Consequently, the tablet was certainly not written by a non-Macedonian Greek, as it depicts a form of Greek that was previously unattested. Its vocabulary is compatible not only with the Macedonian glossaries previously discussed, but also the form of Greek reflected in the names of the Macedonians. In the absence of further evidence, the vast majority of historians and linguists have concluded that the curse tablet is indeed written in ancient Macedonian and that the native tongue of Alexander was a form of Doric Greek. Since its discovery, even Eugene Borza, renown as the one eminent historian who is not convinced that the Macedonians were Greek, has stated that a “curse tablet from a “common” burial at Pella strengthens the case that the use of Greek was not necessarily limited to the hellenized upper class…it now appears that the use of the written Greek language may have been more widespread at an earlier date than previously known.”
Ancient Macedonian eventually became extinct following the conquests of Alexander and it was replaced by Koine Greek. This is significant, as Koine did not replace Egyptian, Persian, Afghan or any of the non-Greek languages that existed within the Macedonian Empire. Koine only became the language of the masses in locations that were previously Greek speaking. This is presumably because it was sufficiently similar to the language that they were already speaking. The fact that it was adopted by the Macedonians at the expense of their own dialect would suggest that it was easily learned and not too far removed from ancient Macedonian.

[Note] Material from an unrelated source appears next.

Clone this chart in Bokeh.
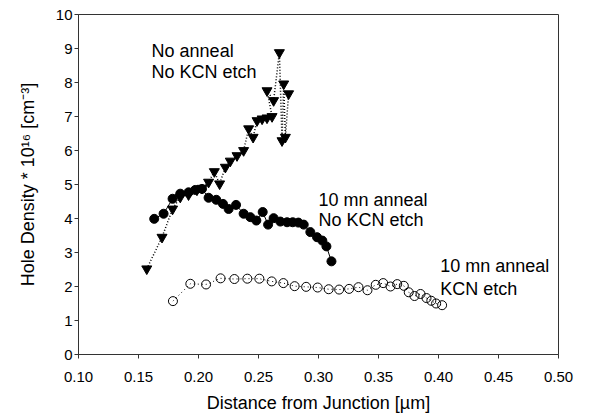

The Roman historian Livy makes three references to the Macedonians speaking Greek during the Roman period, and these could refer to either ancient Macedonian or Koine Greek. According to Livy, a Macedonian ambassador at the Aetolian Confederacy called the Romans “foreigners who are separated from us to a greater distance by their language, manners, and laws, than by the distance by sea and land.” This undeniably demonstrates that the Macedonians shared language and nationality with the Aetolians, who were Greek speakers. Livy also states “Aetolians, Acarnanians and Macedonians, men speaking the same language.” Whilst the language in question could be Koine Greek, it is noteworthy that both the Aetolians and Acarnanians spoke Doric Greek and this could therefore be the language in which they were conversing. Finally, Livy writes that a Roman proclamation in Macedon was “announced in Latin…[t]his announcement was translated into Greek and repeated by Gnaeus Octavius” for the assembled “crowd of Macedonians.” The purpose of this translation was to make the announcement understandable for the assembled Macedonians, it is simply implausible that Greek would have been the language of translation unless the Macedonians were Greek speakers. Nobody would ever translate an Italian announcement into German for an assembled crowd of Russians to understand.
The Language of FYROM
Ancient Macedonian, along with all other forms of Greek besides Tsakonian, fused into Koine Greek which eventually transformed into the modern Greek spoken by the Greeks of Macedonia today. The Slavic language spoken in FYROM is completely unrelated, despite the misleading name being applied to it. Johannes Engels states that “ancient Macedonian has no relationship with modern Macedonian” and the language classification website “MultiTree” warns that “Ancient Macedonian / Greek Macedonian” is “[n]ot to be confused with the modern Macedonian language, which is a close relative of the Slavic Bulgarian.” There are hundreds of 19th and early 20th sources which testify that this language was known as Bulgarian prior to the emergence of the FYROMians as a separate people from the Bulgarians. Some sources proving as such are:
- The Yorkshire Herald, September 17th, 1890: “Bulgarian is not only the dominant, but, it may also be said, the universal tongue of the whole Christian, and part of the Moslem, population of Northern Macedonia.”
- Paul Mall Gazette, November 11, 1880: “Perlepe (Modern day Prilep) is the first large Bulgarian centre where the Bulgarian tongue is almost exclusively spoken.”
- St. James’s Gazette, October 5, 1885: “Through Uskub of the Turks or Scopia of the Servians. In this district the Bulgarians and Servian languages blend.”
- Journals of a Landscape Painter in Albania, Edward Lear (1851): “French, German and Italian are useless, and Modern Greek nearly as much if you travel higher than Macedonia: Bulgarian, Albania, Turkish and Sclavonic are your requisites in this Babel.”
- Encyclopedia Britannica (1824): “There are five languages spoken in Greece at the present day: 1. The Turkish, 2. The Bulgarian, 3. The Wallachian, 4. The Albanian, 5. The Romaic or Modern Greek.
- Researches in Greece, Part 1, William Martin Leake (1814): “The Christians, who speak the Bulgarian dialect, extending from thence, with scarcely any interruption, through all the Northern part of Macedonia proper.”
- Reports of the Immigration Commission – Volume 1, United States. Immigration Commission (1911): “Some pro-Servians would claim Macedonia and the greater part of Turkey, even to the Black Sea, to be Servian by language; while it is generally held that the Slavic language found here is Bulgarian.”
- Julius Landmann, The Swiss Banking Law: Study and Criticism of the Swiss Legislation (1908) – “In the village (Monastir) we speak the language I am speaking now — Bulgarski.”
- Allen Upward, The East End of Europe (1908): “I asked what language they spoke and my Greek interpreted carelessly rendered the answer Bulgare. The man himself had said Makedonski…And so the Bulgarophone villagers are no longer willing to admit they speak Bulgarian. They have coined a new term of their own accord, and henceforth their dialect, until they have got rid of it, is to be known as ‘Macedonian’.”